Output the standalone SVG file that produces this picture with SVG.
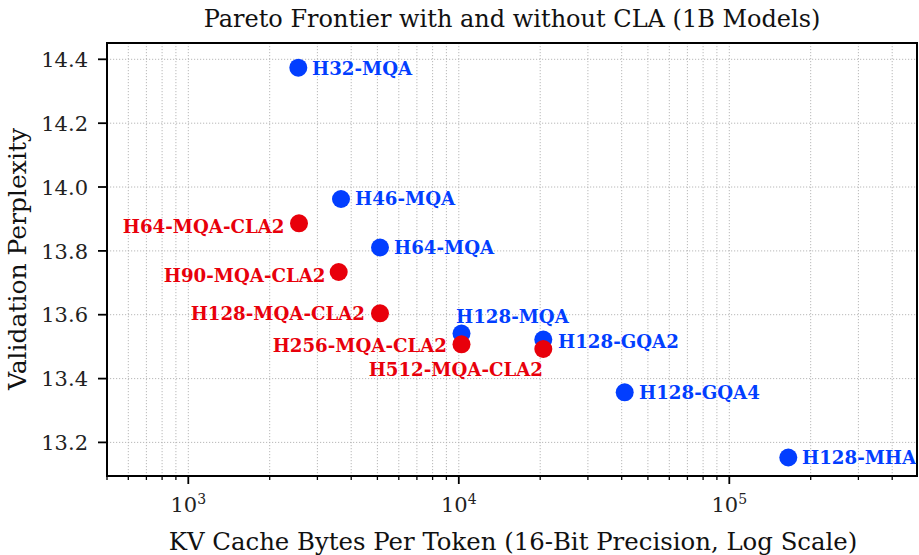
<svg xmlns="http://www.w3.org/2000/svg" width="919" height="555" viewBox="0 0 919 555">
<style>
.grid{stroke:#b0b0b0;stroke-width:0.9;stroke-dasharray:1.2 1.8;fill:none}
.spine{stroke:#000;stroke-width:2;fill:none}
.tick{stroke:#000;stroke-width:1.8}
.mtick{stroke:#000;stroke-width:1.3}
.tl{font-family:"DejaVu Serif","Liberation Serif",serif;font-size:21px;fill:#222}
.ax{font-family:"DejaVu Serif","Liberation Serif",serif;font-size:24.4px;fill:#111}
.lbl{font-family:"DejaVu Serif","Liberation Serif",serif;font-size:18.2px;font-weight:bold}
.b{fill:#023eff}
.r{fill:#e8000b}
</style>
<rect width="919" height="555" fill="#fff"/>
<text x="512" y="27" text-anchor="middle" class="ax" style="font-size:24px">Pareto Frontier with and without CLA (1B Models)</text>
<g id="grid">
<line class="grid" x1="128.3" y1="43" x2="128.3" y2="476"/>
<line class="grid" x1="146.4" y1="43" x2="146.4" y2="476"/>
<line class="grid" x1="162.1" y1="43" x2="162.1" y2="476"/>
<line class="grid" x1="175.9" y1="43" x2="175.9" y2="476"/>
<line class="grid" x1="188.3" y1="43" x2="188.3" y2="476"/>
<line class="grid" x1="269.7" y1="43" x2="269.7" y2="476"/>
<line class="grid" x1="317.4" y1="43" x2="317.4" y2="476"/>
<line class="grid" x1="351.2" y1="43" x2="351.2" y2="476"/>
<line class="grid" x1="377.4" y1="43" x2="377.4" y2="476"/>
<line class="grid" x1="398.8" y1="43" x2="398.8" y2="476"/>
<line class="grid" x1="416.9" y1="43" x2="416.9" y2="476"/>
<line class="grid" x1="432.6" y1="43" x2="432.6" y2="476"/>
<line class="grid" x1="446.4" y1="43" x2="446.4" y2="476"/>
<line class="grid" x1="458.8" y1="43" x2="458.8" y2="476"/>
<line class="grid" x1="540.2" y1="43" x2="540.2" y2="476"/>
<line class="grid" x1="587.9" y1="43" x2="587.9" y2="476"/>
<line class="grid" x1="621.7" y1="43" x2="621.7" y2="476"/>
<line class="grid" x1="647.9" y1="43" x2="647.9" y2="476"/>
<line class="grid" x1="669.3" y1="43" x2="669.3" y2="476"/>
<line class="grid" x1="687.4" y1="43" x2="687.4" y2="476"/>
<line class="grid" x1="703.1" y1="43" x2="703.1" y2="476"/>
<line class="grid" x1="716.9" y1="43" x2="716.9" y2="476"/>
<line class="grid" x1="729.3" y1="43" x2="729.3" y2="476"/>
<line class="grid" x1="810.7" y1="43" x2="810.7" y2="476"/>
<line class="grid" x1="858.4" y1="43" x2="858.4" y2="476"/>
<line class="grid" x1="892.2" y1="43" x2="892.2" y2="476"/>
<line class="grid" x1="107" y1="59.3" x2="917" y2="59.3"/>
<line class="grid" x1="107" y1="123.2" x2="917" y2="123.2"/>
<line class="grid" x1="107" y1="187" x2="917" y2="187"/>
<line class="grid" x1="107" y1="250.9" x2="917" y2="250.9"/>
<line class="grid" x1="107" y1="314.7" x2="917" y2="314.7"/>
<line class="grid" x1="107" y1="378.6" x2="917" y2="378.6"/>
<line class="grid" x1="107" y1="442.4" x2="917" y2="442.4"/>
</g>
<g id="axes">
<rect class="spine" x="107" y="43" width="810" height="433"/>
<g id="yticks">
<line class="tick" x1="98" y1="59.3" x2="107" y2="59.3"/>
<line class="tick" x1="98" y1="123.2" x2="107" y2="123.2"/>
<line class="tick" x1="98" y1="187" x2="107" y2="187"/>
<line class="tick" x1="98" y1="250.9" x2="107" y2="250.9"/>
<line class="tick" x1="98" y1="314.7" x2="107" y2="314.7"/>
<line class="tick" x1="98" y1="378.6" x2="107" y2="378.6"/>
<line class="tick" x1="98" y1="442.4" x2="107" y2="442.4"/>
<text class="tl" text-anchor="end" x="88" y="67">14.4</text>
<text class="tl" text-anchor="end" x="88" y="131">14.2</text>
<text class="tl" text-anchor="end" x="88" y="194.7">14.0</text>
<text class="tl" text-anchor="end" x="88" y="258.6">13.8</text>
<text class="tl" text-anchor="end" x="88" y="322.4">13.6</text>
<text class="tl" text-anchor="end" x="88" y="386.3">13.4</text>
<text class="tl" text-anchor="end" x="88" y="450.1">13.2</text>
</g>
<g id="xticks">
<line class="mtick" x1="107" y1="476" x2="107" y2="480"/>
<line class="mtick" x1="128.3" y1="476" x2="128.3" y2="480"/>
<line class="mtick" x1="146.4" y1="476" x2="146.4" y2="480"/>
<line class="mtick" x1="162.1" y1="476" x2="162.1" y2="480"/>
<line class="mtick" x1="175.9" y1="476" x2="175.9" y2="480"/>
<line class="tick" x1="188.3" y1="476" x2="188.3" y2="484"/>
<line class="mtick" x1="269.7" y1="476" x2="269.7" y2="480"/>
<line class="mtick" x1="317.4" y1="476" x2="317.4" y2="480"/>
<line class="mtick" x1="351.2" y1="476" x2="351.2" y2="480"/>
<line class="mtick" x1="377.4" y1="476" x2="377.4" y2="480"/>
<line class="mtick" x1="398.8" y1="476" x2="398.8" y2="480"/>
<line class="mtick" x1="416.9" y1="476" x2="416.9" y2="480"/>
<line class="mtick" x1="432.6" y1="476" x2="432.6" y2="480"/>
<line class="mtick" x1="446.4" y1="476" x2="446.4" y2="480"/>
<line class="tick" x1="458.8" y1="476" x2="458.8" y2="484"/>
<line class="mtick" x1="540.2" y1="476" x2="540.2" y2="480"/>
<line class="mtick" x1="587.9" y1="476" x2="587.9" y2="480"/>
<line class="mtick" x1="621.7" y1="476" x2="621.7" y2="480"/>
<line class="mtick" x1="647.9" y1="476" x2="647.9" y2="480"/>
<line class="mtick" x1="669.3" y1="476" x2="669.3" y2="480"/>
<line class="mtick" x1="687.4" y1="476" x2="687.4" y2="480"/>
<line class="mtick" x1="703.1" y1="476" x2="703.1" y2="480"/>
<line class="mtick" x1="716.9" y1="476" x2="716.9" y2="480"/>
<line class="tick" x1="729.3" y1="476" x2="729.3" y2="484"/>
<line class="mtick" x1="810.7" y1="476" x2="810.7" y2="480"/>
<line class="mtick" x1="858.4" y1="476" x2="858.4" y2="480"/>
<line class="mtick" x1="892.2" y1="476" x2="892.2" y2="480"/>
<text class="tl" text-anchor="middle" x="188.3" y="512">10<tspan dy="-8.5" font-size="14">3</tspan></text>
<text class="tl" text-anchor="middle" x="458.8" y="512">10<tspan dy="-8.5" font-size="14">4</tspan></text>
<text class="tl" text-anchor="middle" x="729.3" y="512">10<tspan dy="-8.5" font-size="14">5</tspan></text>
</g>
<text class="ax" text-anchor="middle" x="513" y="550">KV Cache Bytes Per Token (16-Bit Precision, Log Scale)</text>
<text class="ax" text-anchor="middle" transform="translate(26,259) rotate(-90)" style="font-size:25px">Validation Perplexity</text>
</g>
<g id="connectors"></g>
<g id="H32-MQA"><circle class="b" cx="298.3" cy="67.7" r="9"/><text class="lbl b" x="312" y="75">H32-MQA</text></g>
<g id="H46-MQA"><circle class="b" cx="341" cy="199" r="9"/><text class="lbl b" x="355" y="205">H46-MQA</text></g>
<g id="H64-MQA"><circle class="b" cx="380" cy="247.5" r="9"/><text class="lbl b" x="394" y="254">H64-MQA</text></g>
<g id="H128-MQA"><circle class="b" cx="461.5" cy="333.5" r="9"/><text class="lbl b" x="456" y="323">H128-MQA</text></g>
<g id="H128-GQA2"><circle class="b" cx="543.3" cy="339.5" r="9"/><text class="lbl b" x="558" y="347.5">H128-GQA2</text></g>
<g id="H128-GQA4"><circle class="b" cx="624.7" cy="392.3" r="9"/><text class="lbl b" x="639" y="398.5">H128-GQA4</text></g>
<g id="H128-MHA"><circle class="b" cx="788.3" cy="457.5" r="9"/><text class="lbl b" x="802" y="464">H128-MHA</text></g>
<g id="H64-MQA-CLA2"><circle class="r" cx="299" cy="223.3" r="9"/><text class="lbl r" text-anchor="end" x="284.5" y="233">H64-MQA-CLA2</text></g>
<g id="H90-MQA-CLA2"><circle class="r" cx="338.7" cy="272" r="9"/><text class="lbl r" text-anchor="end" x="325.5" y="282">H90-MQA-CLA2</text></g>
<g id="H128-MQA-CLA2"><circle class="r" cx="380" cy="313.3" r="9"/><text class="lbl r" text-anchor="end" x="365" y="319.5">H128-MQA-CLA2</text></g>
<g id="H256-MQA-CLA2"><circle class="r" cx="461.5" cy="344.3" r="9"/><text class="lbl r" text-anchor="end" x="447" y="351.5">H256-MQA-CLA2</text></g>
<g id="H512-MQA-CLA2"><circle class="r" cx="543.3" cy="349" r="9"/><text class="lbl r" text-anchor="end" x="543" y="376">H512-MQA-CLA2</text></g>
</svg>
..............................
_AIM OF THE EXERCISE_.
Copy each line above where the string "with" occurs.

_RESULT_.
Output the standalone SVG file that produces this picture with SVG.
<text x="512" y="27" text-anchor="middle" class="ax" style="font-size:24px">Pareto Frontier with and without CLA (1B Models)</text>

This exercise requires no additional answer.